As vivências relatadas fazem perceber que o acto de amor oblativo e Agápio, d’Aquele que dá a vida, é o mais belo sinal da presença de Deus no mundo, a plenitude da revelação do rosto misericordioso do PaI.
À maneira do Cântico do Servo do Servo do Senhor, apresentado pelo Profeta Isaías na Primeira Leitura (Is 50, 4-7), Jesus escuta a Palavra do Pai e responde-lhe confiadamente, em obediência total, através da oferta da Sua vida pela salvação dos homens.

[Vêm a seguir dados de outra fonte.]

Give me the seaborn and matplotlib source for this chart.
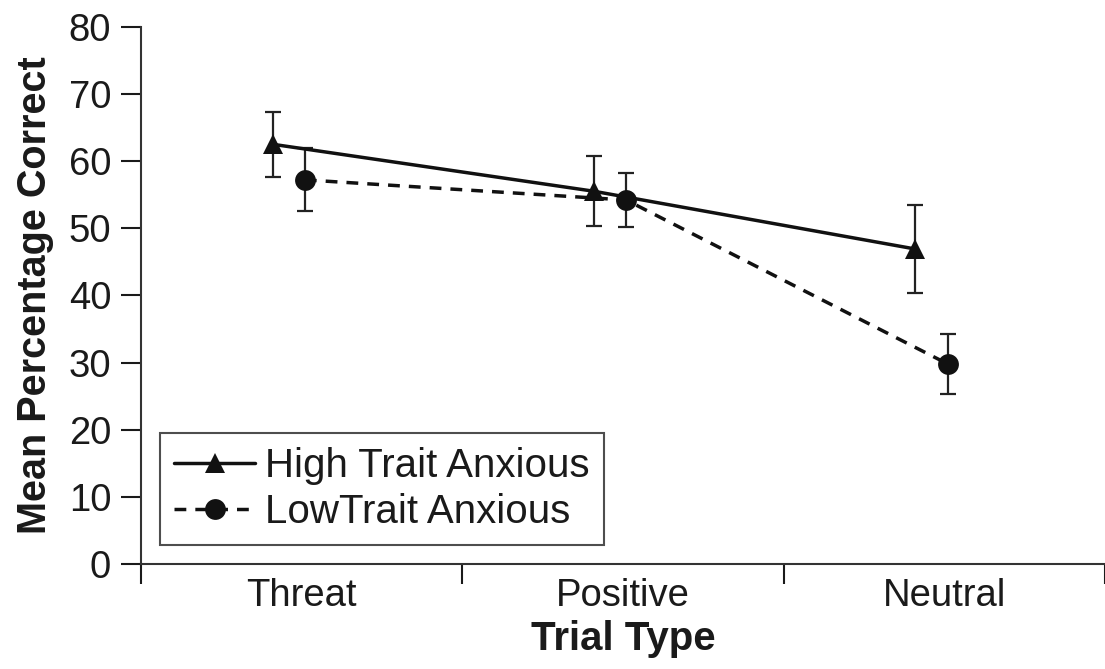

Aqui, é o acto de amor levado ao extremo, por Nosso Senhor Jesus Cristo. Não é um acto isolado, mas o culminar de toda a vida oferecida aos outros. Jesus Cristo pode dizer: Prova de amor maior não há do que dar a vida pelos Irmãos”. Por isso, a expressão proferida naquela Última Ceia é um perfeito resumo do seu viver: “Tomai, isto é o meu Corpo”; “Bebei isto é o meu Sangue. A Nova e Eterna Aliança”
Como nos apresenta a Segunda Leitura, retirada da Epístola de S. Paulo aos Filipenses, provavelmente um cântico das primitivas comunidades neotestamentais, Cristo fez-se um de nós, obedeceu aos desígnios do Pai e humilhou-Se até à morte, e foi, por isso, até à glória de “Senhor”, que é a própria glória de Deus.
Foi o encontro com a beleza deste Amor, que mudou para sempre a vida de Pedro. Conhecer Jesus Cristo implica fazer o caminho que fizeram aqueles homens e mulheres, assumindo-nos como um novo discípulo. Podemos fazer o caminho de Pedro ou como outro qualquer discípulo. Este é o ponto central: colocarmo-nos no caminho do discipulado, dispostos a aprender com Ele e a seguir com Ele, deixar de lado todas as resistências e entrarmos na história da salvação “com tudo, com a nossa inteligência e emoções, imaginação e busca criativa, com a mente e coração abertos, com o nosso desejo de entender e com a nossa sede espiritual: pois tudo isto são as componentes escondidas na palavra acreditar”, como afirma o Teólogo contemporâneo Tomás Halik.
Hoje, que a contemplação do relato da Paixão nos convença que Cristo é Caminho, Verdade e Vida; e nos guie até à Páscoa. Com Maria permaneçamos de pé junto à Cruz e perseveremos na Fé até ao fim da nossa vida. Que cada um de nós pertença ao grupo que permaneceu com Jesus até ao fim, afinal o princípio de tudo, a Vida Nova.